INSTRUCTIONS TO FOLLOW: Return the lines from the one with "What matplotlib code" through the one with "small_curve_top = 31", exactly as they appear and with no pictures.

-------- MATERIALS PROVIDED

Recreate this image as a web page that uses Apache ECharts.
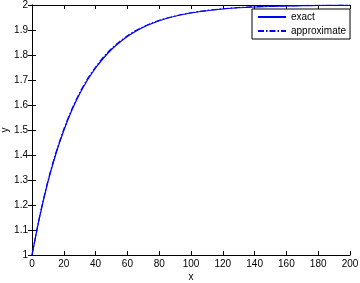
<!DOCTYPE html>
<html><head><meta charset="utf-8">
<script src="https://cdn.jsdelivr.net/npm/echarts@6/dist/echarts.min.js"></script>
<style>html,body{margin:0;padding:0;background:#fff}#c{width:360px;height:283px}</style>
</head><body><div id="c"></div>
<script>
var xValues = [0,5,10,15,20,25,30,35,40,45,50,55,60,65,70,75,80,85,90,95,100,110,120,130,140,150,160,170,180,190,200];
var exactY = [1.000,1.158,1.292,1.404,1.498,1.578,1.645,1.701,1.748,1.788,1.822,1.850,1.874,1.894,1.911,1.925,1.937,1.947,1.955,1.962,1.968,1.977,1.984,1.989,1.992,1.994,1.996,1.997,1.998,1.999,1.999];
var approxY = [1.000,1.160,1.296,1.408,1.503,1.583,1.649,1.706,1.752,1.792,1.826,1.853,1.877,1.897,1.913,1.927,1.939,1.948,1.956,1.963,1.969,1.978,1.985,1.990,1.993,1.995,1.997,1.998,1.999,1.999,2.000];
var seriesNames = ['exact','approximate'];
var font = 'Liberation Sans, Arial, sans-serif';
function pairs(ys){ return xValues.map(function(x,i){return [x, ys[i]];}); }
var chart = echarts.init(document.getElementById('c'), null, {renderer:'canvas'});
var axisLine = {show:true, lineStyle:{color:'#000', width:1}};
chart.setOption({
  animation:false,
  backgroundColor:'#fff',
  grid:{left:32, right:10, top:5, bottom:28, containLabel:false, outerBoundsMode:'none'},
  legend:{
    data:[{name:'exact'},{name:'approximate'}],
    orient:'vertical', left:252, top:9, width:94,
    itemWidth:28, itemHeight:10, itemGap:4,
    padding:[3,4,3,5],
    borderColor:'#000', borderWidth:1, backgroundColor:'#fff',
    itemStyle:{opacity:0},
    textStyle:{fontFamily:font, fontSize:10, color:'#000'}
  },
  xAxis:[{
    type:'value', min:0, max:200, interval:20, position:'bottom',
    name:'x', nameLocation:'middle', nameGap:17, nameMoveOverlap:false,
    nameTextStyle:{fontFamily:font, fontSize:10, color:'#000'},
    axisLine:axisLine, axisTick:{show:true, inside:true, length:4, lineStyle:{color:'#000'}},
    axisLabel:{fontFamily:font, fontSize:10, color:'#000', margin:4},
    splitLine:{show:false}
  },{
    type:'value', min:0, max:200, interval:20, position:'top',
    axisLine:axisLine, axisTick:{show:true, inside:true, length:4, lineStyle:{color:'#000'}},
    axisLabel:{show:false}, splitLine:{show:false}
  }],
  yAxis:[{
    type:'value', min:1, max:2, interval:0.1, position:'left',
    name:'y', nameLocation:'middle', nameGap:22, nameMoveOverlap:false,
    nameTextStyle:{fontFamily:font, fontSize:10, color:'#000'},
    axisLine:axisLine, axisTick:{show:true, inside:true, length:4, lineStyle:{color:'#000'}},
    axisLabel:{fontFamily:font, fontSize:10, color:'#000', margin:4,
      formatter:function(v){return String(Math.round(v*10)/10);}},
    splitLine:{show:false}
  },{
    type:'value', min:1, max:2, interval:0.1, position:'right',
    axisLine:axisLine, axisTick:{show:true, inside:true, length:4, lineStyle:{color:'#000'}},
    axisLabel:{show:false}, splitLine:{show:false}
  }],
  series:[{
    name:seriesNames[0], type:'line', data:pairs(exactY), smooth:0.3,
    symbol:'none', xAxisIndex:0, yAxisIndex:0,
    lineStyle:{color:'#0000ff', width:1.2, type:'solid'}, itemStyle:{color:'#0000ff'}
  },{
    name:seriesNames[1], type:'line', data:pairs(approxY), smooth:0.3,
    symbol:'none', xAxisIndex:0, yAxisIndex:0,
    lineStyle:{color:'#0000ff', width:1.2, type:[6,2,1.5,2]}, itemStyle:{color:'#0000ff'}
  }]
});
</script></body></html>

----------------
-------- MATERIALS PROVIDED

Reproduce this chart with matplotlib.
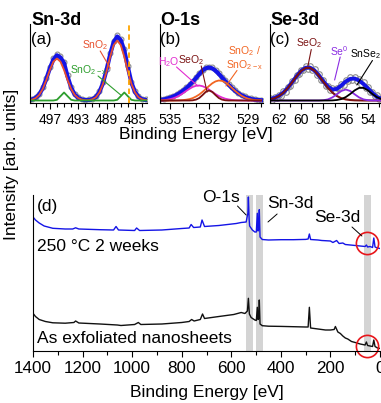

----------------
-------- MATERIALS PROVIDED

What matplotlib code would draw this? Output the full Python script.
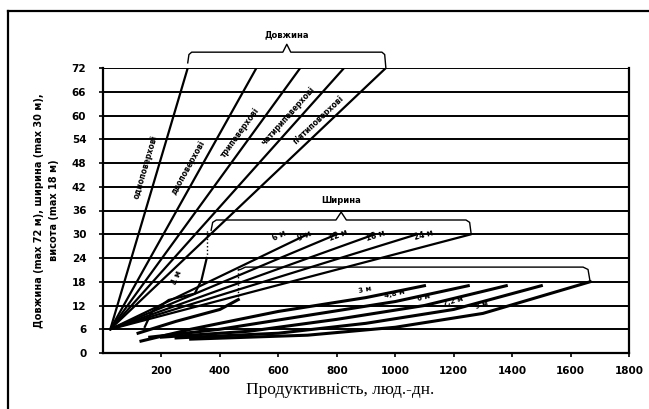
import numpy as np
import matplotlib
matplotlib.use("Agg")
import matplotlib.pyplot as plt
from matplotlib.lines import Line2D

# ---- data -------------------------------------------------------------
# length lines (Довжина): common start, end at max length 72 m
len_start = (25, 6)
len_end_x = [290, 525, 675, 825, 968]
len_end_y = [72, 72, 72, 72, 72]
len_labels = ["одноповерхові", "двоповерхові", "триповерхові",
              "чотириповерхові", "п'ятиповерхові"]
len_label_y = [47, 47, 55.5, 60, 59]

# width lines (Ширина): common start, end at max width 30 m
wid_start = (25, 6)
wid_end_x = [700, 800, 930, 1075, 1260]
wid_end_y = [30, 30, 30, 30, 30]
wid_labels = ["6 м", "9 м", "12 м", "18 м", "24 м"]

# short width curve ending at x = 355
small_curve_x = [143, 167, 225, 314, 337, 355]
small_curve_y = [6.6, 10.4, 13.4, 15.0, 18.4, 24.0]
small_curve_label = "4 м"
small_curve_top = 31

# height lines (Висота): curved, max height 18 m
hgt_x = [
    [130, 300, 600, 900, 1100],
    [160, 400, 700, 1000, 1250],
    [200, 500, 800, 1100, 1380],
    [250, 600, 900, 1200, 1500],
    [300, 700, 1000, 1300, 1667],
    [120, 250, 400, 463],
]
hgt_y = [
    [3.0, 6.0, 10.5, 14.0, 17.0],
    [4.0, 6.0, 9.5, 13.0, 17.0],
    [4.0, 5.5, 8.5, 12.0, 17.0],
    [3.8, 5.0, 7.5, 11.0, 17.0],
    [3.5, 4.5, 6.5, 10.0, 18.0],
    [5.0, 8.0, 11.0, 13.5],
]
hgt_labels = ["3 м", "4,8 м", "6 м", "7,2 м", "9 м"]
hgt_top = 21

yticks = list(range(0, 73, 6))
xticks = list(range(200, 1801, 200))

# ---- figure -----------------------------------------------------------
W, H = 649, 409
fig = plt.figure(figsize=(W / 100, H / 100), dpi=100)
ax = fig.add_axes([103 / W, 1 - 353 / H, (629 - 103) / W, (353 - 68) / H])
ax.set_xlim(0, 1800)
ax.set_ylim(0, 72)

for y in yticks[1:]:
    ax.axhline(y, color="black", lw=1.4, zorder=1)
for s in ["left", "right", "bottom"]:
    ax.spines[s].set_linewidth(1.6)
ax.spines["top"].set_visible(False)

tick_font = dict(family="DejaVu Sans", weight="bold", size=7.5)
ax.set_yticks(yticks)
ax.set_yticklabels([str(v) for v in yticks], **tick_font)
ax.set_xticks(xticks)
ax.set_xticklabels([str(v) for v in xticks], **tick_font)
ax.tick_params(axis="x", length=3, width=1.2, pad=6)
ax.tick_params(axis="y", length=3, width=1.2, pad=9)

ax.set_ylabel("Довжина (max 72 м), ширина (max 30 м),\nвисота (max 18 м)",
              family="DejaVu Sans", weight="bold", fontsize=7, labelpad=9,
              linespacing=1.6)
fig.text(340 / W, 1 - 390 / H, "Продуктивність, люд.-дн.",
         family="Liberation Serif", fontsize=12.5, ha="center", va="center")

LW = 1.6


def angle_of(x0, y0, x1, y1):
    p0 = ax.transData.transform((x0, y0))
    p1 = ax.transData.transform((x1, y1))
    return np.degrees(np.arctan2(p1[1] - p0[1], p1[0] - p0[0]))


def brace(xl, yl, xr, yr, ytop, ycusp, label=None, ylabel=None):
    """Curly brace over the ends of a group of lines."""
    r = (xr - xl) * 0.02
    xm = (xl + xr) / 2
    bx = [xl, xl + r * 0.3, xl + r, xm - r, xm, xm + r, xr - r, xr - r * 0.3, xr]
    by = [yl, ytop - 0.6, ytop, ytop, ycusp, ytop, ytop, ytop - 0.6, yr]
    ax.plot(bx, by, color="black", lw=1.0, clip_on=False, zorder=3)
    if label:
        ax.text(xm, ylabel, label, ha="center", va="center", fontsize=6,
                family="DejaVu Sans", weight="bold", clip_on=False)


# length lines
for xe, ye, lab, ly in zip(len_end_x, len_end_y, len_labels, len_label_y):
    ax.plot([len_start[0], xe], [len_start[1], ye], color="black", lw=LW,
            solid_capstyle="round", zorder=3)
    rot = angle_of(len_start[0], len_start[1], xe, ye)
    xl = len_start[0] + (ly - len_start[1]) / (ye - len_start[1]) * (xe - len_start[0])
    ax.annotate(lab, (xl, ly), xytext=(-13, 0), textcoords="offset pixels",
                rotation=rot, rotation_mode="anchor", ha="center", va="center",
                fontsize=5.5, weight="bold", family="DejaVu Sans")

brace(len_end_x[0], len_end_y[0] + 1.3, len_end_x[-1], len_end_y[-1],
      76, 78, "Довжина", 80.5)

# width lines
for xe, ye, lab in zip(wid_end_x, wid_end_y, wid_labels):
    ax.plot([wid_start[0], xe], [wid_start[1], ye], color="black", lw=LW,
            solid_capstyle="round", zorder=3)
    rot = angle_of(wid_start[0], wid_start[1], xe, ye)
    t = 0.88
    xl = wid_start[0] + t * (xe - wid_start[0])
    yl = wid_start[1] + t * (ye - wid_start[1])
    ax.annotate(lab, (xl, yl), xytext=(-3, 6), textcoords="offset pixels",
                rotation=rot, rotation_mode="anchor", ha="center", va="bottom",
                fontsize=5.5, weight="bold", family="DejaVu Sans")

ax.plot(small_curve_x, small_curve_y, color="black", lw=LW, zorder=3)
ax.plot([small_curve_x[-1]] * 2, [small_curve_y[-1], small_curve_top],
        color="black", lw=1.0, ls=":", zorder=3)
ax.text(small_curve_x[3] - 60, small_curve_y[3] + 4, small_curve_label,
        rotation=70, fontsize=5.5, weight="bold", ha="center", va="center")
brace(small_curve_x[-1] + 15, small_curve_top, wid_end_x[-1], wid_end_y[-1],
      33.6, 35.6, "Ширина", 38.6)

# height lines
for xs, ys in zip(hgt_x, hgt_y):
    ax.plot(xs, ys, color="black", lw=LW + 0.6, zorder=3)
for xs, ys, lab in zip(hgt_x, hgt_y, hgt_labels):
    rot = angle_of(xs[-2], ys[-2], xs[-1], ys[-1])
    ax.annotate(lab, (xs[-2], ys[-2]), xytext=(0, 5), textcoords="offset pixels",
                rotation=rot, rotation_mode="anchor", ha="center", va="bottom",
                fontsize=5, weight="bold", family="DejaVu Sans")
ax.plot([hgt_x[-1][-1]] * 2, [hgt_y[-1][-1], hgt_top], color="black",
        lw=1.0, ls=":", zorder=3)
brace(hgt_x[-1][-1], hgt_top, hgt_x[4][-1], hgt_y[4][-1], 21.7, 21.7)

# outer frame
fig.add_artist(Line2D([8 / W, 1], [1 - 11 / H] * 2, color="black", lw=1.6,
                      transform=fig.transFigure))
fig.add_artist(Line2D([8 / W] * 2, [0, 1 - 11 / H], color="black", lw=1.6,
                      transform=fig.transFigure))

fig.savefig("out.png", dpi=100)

----------------

RESULT BELOW:
What matplotlib code would draw this? Output the full Python script.
import numpy as np
import matplotlib
matplotlib.use("Agg")
import matplotlib.pyplot as plt
from matplotlib.lines import Line2D

# ---- data -------------------------------------------------------------
# length lines (Довжина): common start, end at max length 72 m
len_start = (25, 6)
len_end_x = [290, 525, 675, 825, 968]
len_end_y = [72, 72, 72, 72, 72]
len_labels = ["одноповерхові", "двоповерхові", "триповерхові",
              "чотириповерхові", "п'ятиповерхові"]
len_label_y = [47, 47, 55.5, 60, 59]

# width lines (Ширина): common start, end at max width 30 m
wid_start = (25, 6)
wid_end_x = [700, 800, 930, 1075, 1260]
wid_end_y = [30, 30, 30, 30, 30]
wid_labels = ["6 м", "9 м", "12 м", "18 м", "24 м"]

# short width curve ending at x = 355
small_curve_x = [143, 167, 225, 314, 337, 355]
small_curve_y = [6.6, 10.4, 13.4, 15.0, 18.4, 24.0]
small_curve_label = "4 м"
small_curve_top = 31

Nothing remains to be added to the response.